During the CSS 2018 & Seed Expo General Session Tuesday, Kevin Falk, left, accepts the grand prize for ASTA's second annual "Better Seed, Better Life" student video contest. (Chris Lusvardi photo)
Chicago, IL (December 4, 2018) — Kevin Falk, Iowa State University, is the grand prize winner of the American Seed Trade Association's (ASTA) second annual “Better Seed, Better Life” student video contest, held in conjunction with the National Association of Plant Breeders (NAPB) and the American Society of Agronomy, Crop Science Society of American and Soil Science Society of America (Tri-Societies). Falk was honored Dec. 4 during ASTA’s CSS 2018 & Seed Expo in Chicago, IL.
The 2018 contest theme was: “Rumor Has It.” University students — including both graduate and undergraduate — were asked to create videos to help set the record straight on a common misconception or myth associated with the seed industry and/or plant science.
Watch Kevin’s winning video here.
Falk is currently a PhD candidate at Iowa State University focusing on soybean breeding. He holds a master’s in plant breeding from the University of Manitoba and worked in canola breeding programs at Monsanto and Bayer for five years prior to returning to pursue his PhD at Iowa State. He is one of five PhD students in the Singh soybean breeding and plant phenomics group. His PhD work focuses around harnessing technology to develop high throughput phenotyping platforms to advance plant breeding.
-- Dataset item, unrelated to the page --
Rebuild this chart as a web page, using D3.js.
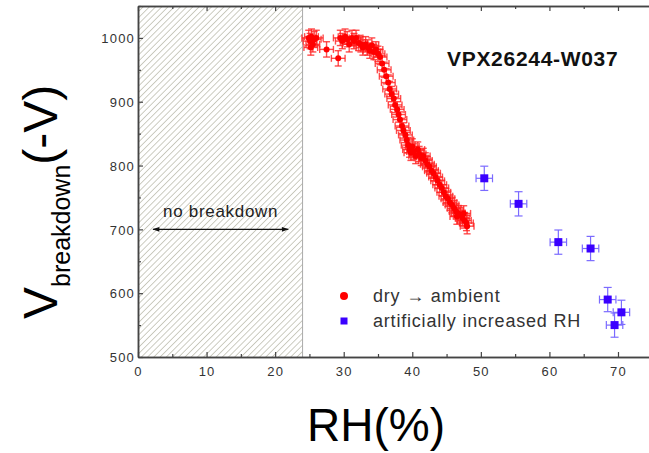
<!DOCTYPE html>
<html><head><meta charset="utf-8">
<script src="https://cdn.jsdelivr.net/npm/d3@7"></script>
<style>
html,body{margin:0;padding:0;background:#fff;}
svg{display:block;font-family:"Liberation Sans",Arial,sans-serif;}
</style></head>
<body>
<svg id="chart" width="649" height="453"></svg>
<script>
// ---- data ----
const xTicks = [0, 10, 20, 30, 40, 50, 60, 70];
const yTicks = [500, 600, 700, 800, 900, 1000];
const xMinorTicks = [5, 15, 25, 35, 45, 55, 65, 75];
const yMinorTicks = [550, 650, 750, 850, 950, 1050];

const redRH = [24.9,25.1,25.3,25.5,25.7,26.0,25.2,27.5,29.2,
  29.5,29.8,30.2,30.5,30.8,31.2,31.5,31.8,32.2,32.5,32.8,33.2,33.5,33.8,34.1,34.4,34.7,35.0,35.3,35.6,
  35.9,36.2,36.5,36.7,37.0,37.3,37.5,37.8,38.0,38.2,38.5,38.7,39.0,39.2,39.4,39.6,39.8,40.0,40.2,40.5,
  40.8,41.0,41.3,41.6,41.9,42.2,42.5,42.8,43.1,43.4,43.7,44.0,44.3,44.6,44.9,45.2,45.5,45.8,46.1,46.4,
  46.7,47.0,47.3,47.6,47.9,48.0,46.5,47.5];
const redV = [1000,995,1002,990,998,1000,985,982,968,
  1000,995,1002,998,990,1000,995,1000,992,990,985,990,985,980,988,978,982,975,970,960,
  950,940,930,920,912,905,895,888,880,872,862,855,848,840,832,825,820,830,822,815,
  825,818,812,815,808,802,798,792,788,782,776,770,765,758,752,748,742,738,733,728,
  725,722,718,714,710,705,720,725];
const redErrRH = 1.0, redErrV = 12;

const blueRH = [50.5, 55.5, 61.3, 66.0, 68.5, 70.5, 69.5];
const blueV  = [780, 740, 680, 670, 590, 570, 550];
const blueErrRH = 1.2, blueErrV = 19;

const hatchFrom = 0, hatchTo = 24;
const arrowFrom = 2.2, arrowTo = 21.9, arrowV = 700;

// ---- layout ----
const svg = d3.select("#chart");
const L = 138, T = 6, B = 357;
const x = d3.scaleLinear().domain([0, 75]).range([L, L + 75 * 6.857]);
const y = d3.scaleLinear().domain([500, 1050]).range([B, T]);

const defs = svg.append("defs");
const pat = defs.append("pattern").attr("id", "hatch").attr("patternUnits", "userSpaceOnUse")
  .attr("width", 4.4).attr("height", 4.4).attr("patternTransform", "rotate(45)");
pat.append("rect").attr("width", 4.4).attr("height", 4.4).attr("fill", "#fff");
pat.append("line").attr("x1", 0).attr("y1", 0).attr("x2", 0).attr("y2", 4.4)
  .attr("stroke", "#bcbcae").attr("stroke-width", 1.5);

defs.append("marker").attr("id", "ah").attr("viewBox", "0 0 10 10").attr("refX", 9).attr("refY", 5)
  .attr("markerWidth", 9).attr("markerHeight", 7).attr("markerUnits", "userSpaceOnUse")
  .attr("orient", "auto-start-reverse")
  .append("path").attr("d", "M0,1.5 L10,5 L0,8.5 Z").attr("fill", "#111");

// hatched region
svg.append("rect").attr("x", x(hatchFrom)).attr("y", y(1050))
  .attr("width", x(hatchTo) - x(hatchFrom)).attr("height", y(500) - y(1050))
  .attr("fill", "url(#hatch)");
svg.append("line").attr("x1", x(hatchTo)).attr("x2", x(hatchTo)).attr("y1", y(1050)).attr("y2", y(500))
  .attr("stroke", "#aaa").attr("stroke-width", 1);

// arrow + label
svg.append("line").attr("x1", x(arrowFrom)).attr("x2", x(arrowTo)).attr("y1", y(arrowV)).attr("y2", y(arrowV))
  .attr("stroke", "#111").attr("stroke-width", 1.4)
  .attr("marker-start", "url(#ah)").attr("marker-end", "url(#ah)");
svg.append("text").attr("x", (x(arrowFrom) + x(arrowTo)) / 2).attr("y", 217)
  .attr("text-anchor", "middle").attr("font-size", 17).attr("letter-spacing", 0.7)
  .attr("fill", "#222").text("no breakdown");

// axes
const axisColor = "#444";
function styleAxis(g) {
  g.select(".domain").attr("stroke", axisColor).attr("stroke-width", 1.5);
  g.selectAll(".tick line").attr("stroke", axisColor).attr("stroke-width", 1.2);
  g.selectAll(".tick text").attr("fill", "#333").attr("font-size", 13).attr("letter-spacing", 1.2)
    .attr("font-family", "Liberation Sans, Arial, sans-serif");
}
const fmt = d3.format("d");
const xb = svg.append("g").attr("transform", `translate(0,${B})`)
  .call(d3.axisBottom(x).tickValues(xTicks).tickFormat(fmt).tickSize(-5).tickPadding(10).tickSizeOuter(0));
styleAxis(xb);
const xbm = svg.append("g").attr("transform", `translate(0,${B})`)
  .call(d3.axisBottom(x).tickValues(xMinorTicks).tickSize(-3).tickFormat("").tickSizeOuter(0));
styleAxis(xbm);
const xt = svg.append("g").attr("transform", `translate(0,${T})`)
  .call(d3.axisTop(x).tickValues(xTicks).tickSize(-5).tickFormat("").tickSizeOuter(0));
styleAxis(xt);
const xtm = svg.append("g").attr("transform", `translate(0,${T})`)
  .call(d3.axisTop(x).tickValues(xMinorTicks).tickSize(-3).tickFormat("").tickSizeOuter(0));
styleAxis(xtm);
const yl = svg.append("g").attr("transform", `translate(${L},0)`)
  .call(d3.axisLeft(y).tickValues(yTicks).tickFormat(fmt).tickSize(-5).tickPadding(3).tickSizeOuter(0));
styleAxis(yl);
const ylm = svg.append("g").attr("transform", `translate(${L},0)`)
  .call(d3.axisLeft(y).tickValues(yMinorTicks).tickSize(-3).tickFormat("").tickSizeOuter(0));
styleAxis(ylm);
yl.selectAll(".tick text").attr("dy", "0.36em");

// title
svg.append("text").attr("x", 447).attr("y", 66).attr("font-size", 21).attr("font-weight", "bold")
  .attr("letter-spacing", 0.7).attr("fill", "#111").text("VPX26244-W037");

// red series
const red = redRH.map((d, i) => ({ rh: d, v: redV[i] }));
const rg = svg.append("g").attr("stroke", "#ff2020").attr("stroke-width", 1.4).attr("stroke-opacity", 0.8);
red.forEach(d => {
  rg.append("line").attr("x1", x(d.rh - redErrRH)).attr("x2", x(d.rh + redErrRH)).attr("y1", y(d.v)).attr("y2", y(d.v));
  rg.append("line").attr("x1", x(d.rh)).attr("x2", x(d.rh)).attr("y1", y(d.v - redErrV)).attr("y2", y(d.v + redErrV));
  [d.v - redErrV, d.v + redErrV].forEach(vv =>
    rg.append("line").attr("x1", x(d.rh) - 3.5).attr("x2", x(d.rh) + 3.5).attr("y1", y(vv)).attr("y2", y(vv)));
  [d.rh - redErrRH, d.rh + redErrRH].forEach(rr =>
    rg.append("line").attr("x1", x(rr)).attr("x2", x(rr)).attr("y1", y(d.v) - 3.5).attr("y2", y(d.v) + 3.5));
});
svg.append("g").selectAll("circle").data(red).join("circle")
  .attr("cx", d => x(d.rh)).attr("cy", d => y(d.v)).attr("r", 3).attr("fill", "#ff0000");

// blue series
const blue = blueRH.map((d, i) => ({ rh: d, v: blueV[i] }));
const bg = svg.append("g").attr("stroke", "#7b6bff").attr("stroke-width", 1.2);
blue.forEach(d => {
  bg.append("line").attr("x1", x(d.rh - blueErrRH)).attr("x2", x(d.rh + blueErrRH)).attr("y1", y(d.v)).attr("y2", y(d.v));
  bg.append("line").attr("x1", x(d.rh)).attr("x2", x(d.rh)).attr("y1", y(d.v - blueErrV)).attr("y2", y(d.v + blueErrV));
  [d.v - blueErrV, d.v + blueErrV].forEach(vv =>
    bg.append("line").attr("x1", x(d.rh) - 4).attr("x2", x(d.rh) + 4).attr("y1", y(vv)).attr("y2", y(vv)));
  [d.rh - blueErrRH, d.rh + blueErrRH].forEach(rr =>
    bg.append("line").attr("x1", x(rr)).attr("x2", x(rr)).attr("y1", y(d.v) - 4).attr("y2", y(d.v) + 4));
});
svg.append("g").selectAll("rect").data(blue).join("rect")
  .attr("x", d => x(d.rh) - 4).attr("y", d => y(d.v) - 4).attr("width", 8).attr("height", 8)
  .attr("fill", "#3a00ff");

// legend
svg.append("circle").attr("cx", 344).attr("cy", 296).attr("r", 4).attr("fill", "#ff0000");
svg.append("rect").attr("x", 340.5).attr("y", 317.5).attr("width", 7).attr("height", 7).attr("fill", "#3a00ff");
svg.append("text").attr("x", 373).attr("y", 302).attr("font-size", 18).attr("letter-spacing", 0.8)
  .attr("fill", "#333").text("dry \u2192 ambient");
svg.append("text").attr("x", 373).attr("y", 327).attr("font-size", 18).attr("letter-spacing", 0.8)
  .attr("fill", "#333").text("artificially increased RH");

// axis titles
svg.append("text").attr("x", 376).attr("y", 441).attr("text-anchor", "middle")
  .attr("font-size", 46).attr("fill", "#000").text("RH(%)");
const yt = svg.append("text").attr("transform", "translate(57,319) rotate(-90)").attr("fill", "#000");
yt.append("tspan").attr("font-size", 48).text("V");
yt.append("tspan").attr("font-size", 25).attr("dy", 13).text("breakdown");
yt.append("tspan").attr("font-size", 48).attr("dy", -13).text("(-V)");
</script>
</body></html>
He enjoys playing hockey, kitesurfing, videography, and exploring new technology. Kevin is set to graduate in the coming months and is interested in science, agriculture and using media to connect and communicate with the public.
Videos were judged by an expert panel of volunteers from ASTA, NAPB and Tri-Societies; winning students received cash prizes.
Founded in 1883, the American Seed Trade Association (ASTA) represents over 700 companies involved in seed production, plant breeding and related industries in North America. ASTA is the leading voice of action in all matters concerning the development, marketing and movement of seed, associated products and services throughout the world. The association's broad membership offers varieties from alfalfa to zucchini and all production types including conventional, organic and biotech. ASTA promotes the development of better seed to produce better crops for a better quality of life.